There are lots of things that your website’s analytics can’t tell you, especially when it comes to human thoughts. The client who told me yesterday, “Here’s something that analytics can’t tell you” was referring to the buying behavior of people in his industry. Analytics can tell us quite a bit, but there will always be information we can get better directly from human beings.
We can also get lots of misinformation from human beings. For one thing, we human beings are notoriously bad at remembering how we felt and what we thought. We’re easily swayed by emotions. And often we have no idea why we do what we do. We also all believe that we are special, and most of us believe that we are completely immune to marketing and are never swayed by merchandising, colors, or design.
So how can you make sure that the information you get from humans is reliable?
- Make sure you’re asking experts. When I ask animal scientists what they’d do if they needed some goat gamma globulin, they can tell me. Accountants probably can’t. However confidently people tell you that golfers do this or teenagers do that, you’re better off asking a golfer or a teenager. And you’re pretty much always better off not asking your relatives or designers, because they just know too much about what you’re doing to qualify as what we call “naive subjects.” Naive experts, that’s what you want.
- Don’t sway your results. When I asked animal scientists what they’d do if they needed goat gamma globulin, I said, “What would you do if you needed goat gamma globulin?” not “Would you type ‘goat gamma globulin’ if you were googling sources for blood fractions?” It’s okay to set up a situation–for example, when the scientists said, “I’d go down to the barn,” it was okay for me to ask, “Well, what if you wanted yak gamma globulin?” It’s not okay to offer answers to choose from.
- Ask enough people. We may have a lot of things in common, we humans, but we still have individual preferences. If the first person you ask invariably reads the entire About Us section of all websites carefully, or thinks that he does, then he’s not typical. You’d find that out if you asked a few more people. If you only ask that one person, though, you’ll never know that he was unusual.

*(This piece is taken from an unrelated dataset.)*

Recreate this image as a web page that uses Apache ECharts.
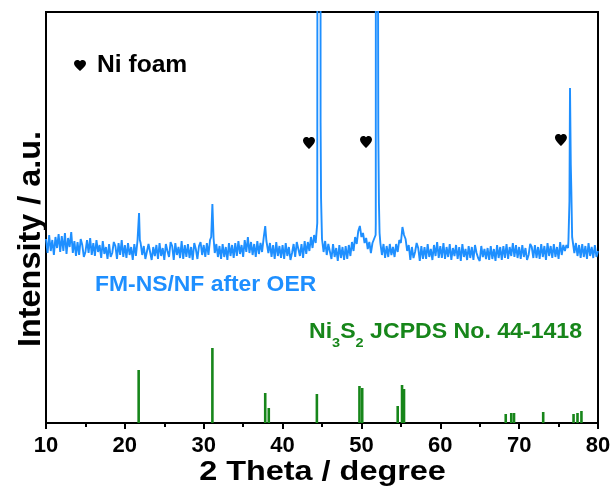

- Compare your results with your analytics. If people tell you one thing and your analytics tell you another, then there’s something wrong somewhere. Your people are wrong, your analytics are wrong, or something else is going on that you haven’t considered yet. I’ve seen several cases in which surprising data was received because analytics were installed incorrectly. Comparing the answers you get from people with your analytics data can also help you avoid overgeneralizing from a few people who feel strongly about something.